Our spirited young ladies delivering the violet messages are actually dressed for the wedding of an E. Hoover. The one at right is Albtertina Traver who was a vice president and officer of DCHS for many years. The Travers are a family that go long back in Rhinebeck – with JE Traver Farm being located on Violet Hill Road and from whose property George Saltford bought a tract of land and jumpstarted the violet industry. Today, a member of the Traver clan, John Traver, is an owner of Samuels Sweet Shop!
Below: A 1934 Centennial Parade held in Rhinebeck included a float on the violet industry.

If you were on this spot at the turn of the last century, especially in advance of Easter, you would have seen trucks overloaded with violets that were headed to the Rhinecliff train station.
In the late 1800s and early 1900s, violets were the flower of choice, especially for the well to do.

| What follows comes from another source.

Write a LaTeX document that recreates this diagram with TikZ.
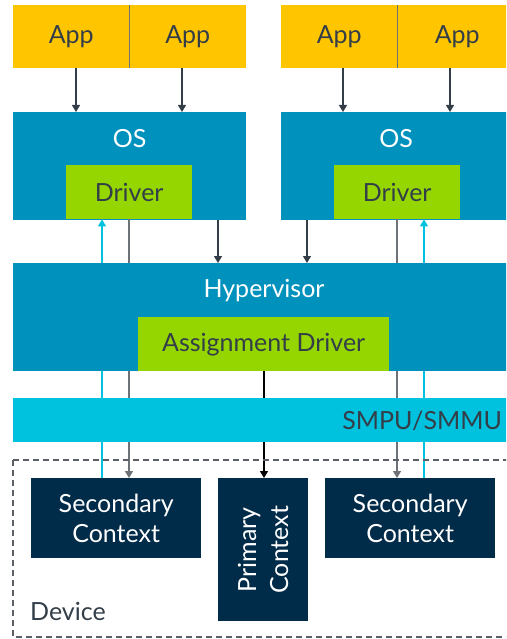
\documentclass[tikz,border=0pt]{standalone}
\usepackage{fontspec}
\setmainfont{Lato}
\usetikzlibrary{arrows.meta,calc,backgrounds}
\definecolor{appyellow}{HTML}{FFC600}
\definecolor{osblue}{HTML}{0091BD}
\definecolor{drvgreen}{HTML}{95D600}
\definecolor{mmucyan}{HTML}{00C1DE}
\definecolor{ctxnavy}{HTML}{002B49}
\definecolor{inktext}{HTML}{333E48}
\definecolor{linegray}{HTML}{6D7278}
\definecolor{dashgray}{HTML}{5A6066}
\tikzset{
  blk/.style={rectangle, inner sep=0pt, anchor=north west, font=\fontsize{25}{30}\selectfont},
  appbox/.style={blk, fill=appyellow, text=inktext},
  osbox/.style={blk, fill=osblue, text=white},
  drvbox/.style={blk, fill=drvgreen, text=inktext},
  ctxbox/.style={blk, fill=ctxnavy, text=white, align=center},
  lbl/.style={inner sep=0pt, font=\fontsize{25}{30}\selectfont},
  tip/.style={-{Triangle[width=8pt,length=7pt]}},
  darkarr/.style={tip, draw=inktext, line width=1.2pt},
  grayln/.style={draw=linegray, line width=1.4pt},
  grayarr/.style={grayln, tip},
  blackarr/.style={tip, draw=black, line width=1.2pt},
  cyanln/.style={draw=mmucyan, line width=1.2pt},
  cyanarr/.style={cyanln, tip},
  devborder/.style={draw=dashgray, line width=1.2pt, dash pattern=on 6pt off 4pt},
}
\begin{document}
\begin{tikzpicture}[x=1pt,y=-1pt]
\useasboundingbox (0,0) rectangle (506,639);
\begin{scope}
\clip (0,0) rectangle (506,639);
% application layer
\node[appbox, minimum width=116pt, minimum height=63pt] (appA) at (13,5) {App};
\node[appbox, minimum width=117pt, minimum height=63pt] (appB) at (129,5) {App};
\node[appbox, minimum width=116pt, minimum height=63pt] (appC) at (281,5) {App};
\node[appbox, minimum width=120pt, minimum height=63pt] (appD) at (397,5) {App};
\draw[linegray, line width=1pt] (appA.north east) -- (appA.south east);
\draw[linegray, line width=1pt] (appC.north east) -- (appC.south east);

% guest operating systems
\node[osbox, minimum width=233pt, minimum height=108pt] (osL) at (13,112) {};
\node[osbox, minimum width=230pt, minimum height=108pt] (osR) at (281,112) {};
\node[lbl, text=white] at ($(osL.north)+(0,27)$) {OS};
\node[lbl, text=white] at ($(osR.north)+(0,27)$) {OS};
\node[drvbox, minimum width=126pt, minimum height=54pt] (drvL) at (66,165) {Driver};
\node[drvbox, minimum width=126pt, minimum height=54pt] (drvR) at (334,165) {Driver};

% hypervisor
\node[osbox, minimum width=500pt, minimum height=108pt] (hyp) at (13,263) {};
\node[lbl, text=white] at (264,291) {Hypervisor};
\node[drvbox, minimum width=251pt, minimum height=54pt] (adrv) at (138,317) {Assignment Driver};

% SMPU/SMMU
\node[blk, fill=mmucyan, minimum width=500pt, minimum height=44pt] (mmu) at (13,398) {};
\node[lbl, text=inktext, anchor=east] at (502,421) {SMPU/SMMU};

% device
\draw[devborder] (13,460) -- (13,637) -- (520,637);
\draw[devborder] (13,460) -- (520,460);
\node[lbl, text=inktext, anchor=west] (dev) at (30,611) {Device};
\node[ctxbox, minimum width=170pt, minimum height=80pt] (secL) at (31,478) {Secondary\\Context};
\node[ctxbox, minimum width=90pt, minimum height=143pt] (prim) at (218,478) {};
\node[lbl, text=white, rotate=90, align=center] at (prim.center) {Primary\\[2pt]Context};
\node[ctxbox, minimum width=170pt, minimum height=80pt] (secR) at (325,478) {Secondary\\Context};

% connector columns
\coordinate (xa) at (76,0);
\coordinate (xb) at (182,0);
\coordinate (xc) at (343,0);
\coordinate (xd) at (450,0);
\coordinate (xe) at (102,0);
\coordinate (xf) at (129,0);
\coordinate (xg) at (218,0);
\coordinate (xh) at (264,0);
\coordinate (xi) at (307,0);
\coordinate (xj) at (397,0);
\coordinate (xk) at (424,0);

% apps to OS
\draw[darkarr] (xa |- appA.south) -- (xa |- osL.north);
\draw[darkarr] (xb |- appB.south) -- (xb |- osL.north);
\draw[darkarr] (xc |- appC.south) -- (xc |- osR.north);
\draw[darkarr] (xd |- appD.south) -- (xd |- osR.north);

% OS to hypervisor
\draw[cyanarr] (xe |- hyp.north) -- (xe |- drvL.south);
\draw[grayln] (xf |- drvL.south) -- (xf |- hyp.north);
\draw[darkarr] (xg |- osL.south) -- (xg |- hyp.north);
\draw[darkarr] (xi |- osR.south) -- (xi |- hyp.north);
\draw[grayln] (xj |- drvR.south) -- (xj |- hyp.north);
\draw[cyanarr] (xk |- hyp.north) -- (xk |- drvR.south);

% hypervisor to device contexts, passing behind the SMPU/SMMU bar
\begin{scope}[on background layer]
\draw[cyanln] (xe |- secL.north) -- (xe |- hyp.south);
\draw[grayarr] (xf |- hyp.south) -- (xf |- secL.north);
\draw[blackarr] (xh |- adrv.south) -- (xh |- prim.north);
\draw[grayarr] (xj |- hyp.south) -- (xj |- secR.north);
\draw[cyanln] (xk |- secR.north) -- (xk |- hyp.south);
\end{scope}
\end{scope}
\end{tikzpicture}
\end{document}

The profile below of William Saltford is by his grandson Herb. In 1872 William emigrated from England to be head gardener at William Kelly’s Ellerslie Estate in Rhinebeck. He turned his attention to broader commercial markets and became a great success. Among his most notable successes was his importation of an English violet that became nothing less than a national craze. At Easter, the height of shipping season, millions of blooms were sent around the country. Eventually they fell out of fashion, though Eleanor Roosevely tried to revive them, wearing violet corsages including at FDR inaugurations. Violets are often found cropping up around Rhinebeck to this day even though the last greenhouse closed in 1979.